## [Instructions to follow]
Set down the material below word for word, excluding the pictures.
## Begin Stored data
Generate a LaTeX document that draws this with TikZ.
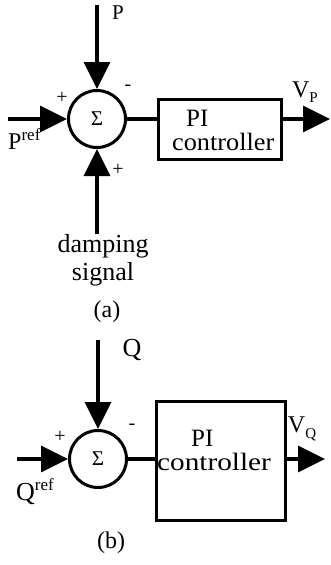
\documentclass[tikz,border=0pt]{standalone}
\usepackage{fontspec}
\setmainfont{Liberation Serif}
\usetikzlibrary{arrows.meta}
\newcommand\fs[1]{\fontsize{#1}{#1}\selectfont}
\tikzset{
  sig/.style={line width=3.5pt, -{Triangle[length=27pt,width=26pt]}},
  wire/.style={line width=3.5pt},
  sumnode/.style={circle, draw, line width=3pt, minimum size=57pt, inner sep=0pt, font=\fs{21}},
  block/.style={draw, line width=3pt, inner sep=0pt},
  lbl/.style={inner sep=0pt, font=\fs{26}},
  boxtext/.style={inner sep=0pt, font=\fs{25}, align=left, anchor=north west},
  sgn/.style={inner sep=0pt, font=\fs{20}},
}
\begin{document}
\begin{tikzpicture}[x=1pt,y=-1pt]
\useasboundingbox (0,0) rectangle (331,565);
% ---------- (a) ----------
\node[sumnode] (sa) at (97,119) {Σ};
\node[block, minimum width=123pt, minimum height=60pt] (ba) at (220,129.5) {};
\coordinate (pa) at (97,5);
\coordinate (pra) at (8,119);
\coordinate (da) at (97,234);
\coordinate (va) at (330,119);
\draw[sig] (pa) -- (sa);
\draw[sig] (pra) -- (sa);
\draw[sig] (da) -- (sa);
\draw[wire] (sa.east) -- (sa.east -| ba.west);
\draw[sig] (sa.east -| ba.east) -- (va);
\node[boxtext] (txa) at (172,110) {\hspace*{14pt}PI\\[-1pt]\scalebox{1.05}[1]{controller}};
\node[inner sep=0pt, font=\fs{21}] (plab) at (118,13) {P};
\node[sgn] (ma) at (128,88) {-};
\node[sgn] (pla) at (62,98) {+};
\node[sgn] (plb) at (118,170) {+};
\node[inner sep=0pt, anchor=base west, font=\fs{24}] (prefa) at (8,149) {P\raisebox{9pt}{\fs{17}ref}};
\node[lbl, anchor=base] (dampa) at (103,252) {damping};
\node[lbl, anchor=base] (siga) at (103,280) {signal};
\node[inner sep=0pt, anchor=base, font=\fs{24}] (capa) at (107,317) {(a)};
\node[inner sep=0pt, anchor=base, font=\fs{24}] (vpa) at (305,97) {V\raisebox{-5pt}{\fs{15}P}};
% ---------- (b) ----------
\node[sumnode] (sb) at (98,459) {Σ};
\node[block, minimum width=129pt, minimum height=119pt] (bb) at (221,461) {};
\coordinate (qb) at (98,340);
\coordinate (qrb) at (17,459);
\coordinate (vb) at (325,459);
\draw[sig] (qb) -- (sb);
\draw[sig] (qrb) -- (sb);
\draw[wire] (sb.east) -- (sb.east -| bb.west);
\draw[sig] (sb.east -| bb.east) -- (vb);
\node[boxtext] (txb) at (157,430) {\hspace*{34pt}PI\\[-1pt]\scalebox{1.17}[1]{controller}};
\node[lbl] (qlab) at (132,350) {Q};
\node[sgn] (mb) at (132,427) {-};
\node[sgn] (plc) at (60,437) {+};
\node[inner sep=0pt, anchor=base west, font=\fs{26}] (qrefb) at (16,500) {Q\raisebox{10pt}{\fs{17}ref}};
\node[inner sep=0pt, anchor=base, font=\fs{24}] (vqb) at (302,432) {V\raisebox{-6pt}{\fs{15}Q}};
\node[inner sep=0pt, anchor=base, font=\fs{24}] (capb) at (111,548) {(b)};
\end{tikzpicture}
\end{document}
## End Stored data
## [Response to this exercise]
Generate a LaTeX document that draws this with TikZ.
\documentclass[tikz,border=0pt]{standalone}
\usepackage{fontspec}
\setmainfont{Liberation Serif}
\usetikzlibrary{arrows.meta}
\newcommand\fs[1]{\fontsize{#1}{#1}\selectfont}
\tikzset{
  sig/.style={line width=3.5pt, -{Triangle[length=27pt,width=26pt]}},
  wire/.style={line width=3.5pt},
  sumnode/.style={circle, draw, line width=3pt, minimum size=57pt, inner sep=0pt, font=\fs{21}},
  block/.style={draw, line width=3pt, inner sep=0pt},
  lbl/.style={inner sep=0pt, font=\fs{26}},
  boxtext/.style={inner sep=0pt, font=\fs{25}, align=left, anchor=north west},
  sgn/.style={inner sep=0pt, font=\fs{20}},
}
\begin{document}
\begin{tikzpicture}[x=1pt,y=-1pt]
\useasboundingbox (0,0) rectangle (331,565);
% ---------- (a) ----------
\node[sumnode] (sa) at (97,119) {Σ};
\node[block, minimum width=123pt, minimum height=60pt] (ba) at (220,129.5) {};
\coordinate (pa) at (97,5);
\coordinate (pra) at (8,119);
\coordinate (da) at (97,234);
\coordinate (va) at (330,119);
\draw[sig] (pa) -- (sa);
\draw[sig] (pra) -- (sa);
\draw[sig] (da) -- (sa);
\draw[wire] (sa.east) -- (sa.east -| ba.west);
\draw[sig] (sa.east -| ba.east) -- (va);
\node[boxtext] (txa) at (172,110) {\hspace*{14pt}PI\\[-1pt]\scalebox{1.05}[1]{controller}};
\node[inner sep=0pt, font=\fs{21}] (plab) at (118,13) {P};
\node[sgn] (ma) at (128,88) {-};
\node[sgn] (pla) at (62,98) {+};
\node[sgn] (plb) at (118,170) {+};
\node[inner sep=0pt, anchor=base west, font=\fs{24}] (prefa) at (8,149) {P\raisebox{9pt}{\fs{17}ref}};
\node[lbl, anchor=base] (dampa) at (103,252) {damping};
\node[lbl, anchor=base] (siga) at (103,280) {signal};
\node[inner sep=0pt, anchor=base, font=\fs{24}] (capa) at (107,317) {(a)};
\node[inner sep=0pt, anchor=base, font=\fs{24}] (vpa) at (305,97) {V\raisebox{-5pt}{\fs{15}P}};
% ---------- (b) ----------
\node[sumnode] (sb) at (98,459) {Σ};
\node[block, minimum width=129pt, minimum height=119pt] (bb) at (221,461) {};
\coordinate (qb) at (98,340);
\coordinate (qrb) at (17,459);
\coordinate (vb) at (325,459);
\draw[sig] (qb) -- (sb);
\draw[sig] (qrb) -- (sb);
\draw[wire] (sb.east) -- (sb.east -| bb.west);
\draw[sig] (sb.east -| bb.east) -- (vb);
\node[boxtext] (txb) at (157,430) {\hspace*{34pt}PI\\[-1pt]\scalebox{1.17}[1]{controller}};
\node[lbl] (qlab) at (132,350) {Q};
\node[sgn] (mb) at (132,427) {-};
\node[sgn] (plc) at (60,437) {+};
\node[inner sep=0pt, anchor=base west, font=\fs{26}] (qrefb) at (16,500) {Q\raisebox{10pt}{\fs{17}ref}};
\node[inner sep=0pt, anchor=base, font=\fs{24}] (vqb) at (302,432) {V\raisebox{-6pt}{\fs{15}Q}};
\node[inner sep=0pt, anchor=base, font=\fs{24}] (capb) at (111,548) {(b)};
\end{tikzpicture}
\end{document}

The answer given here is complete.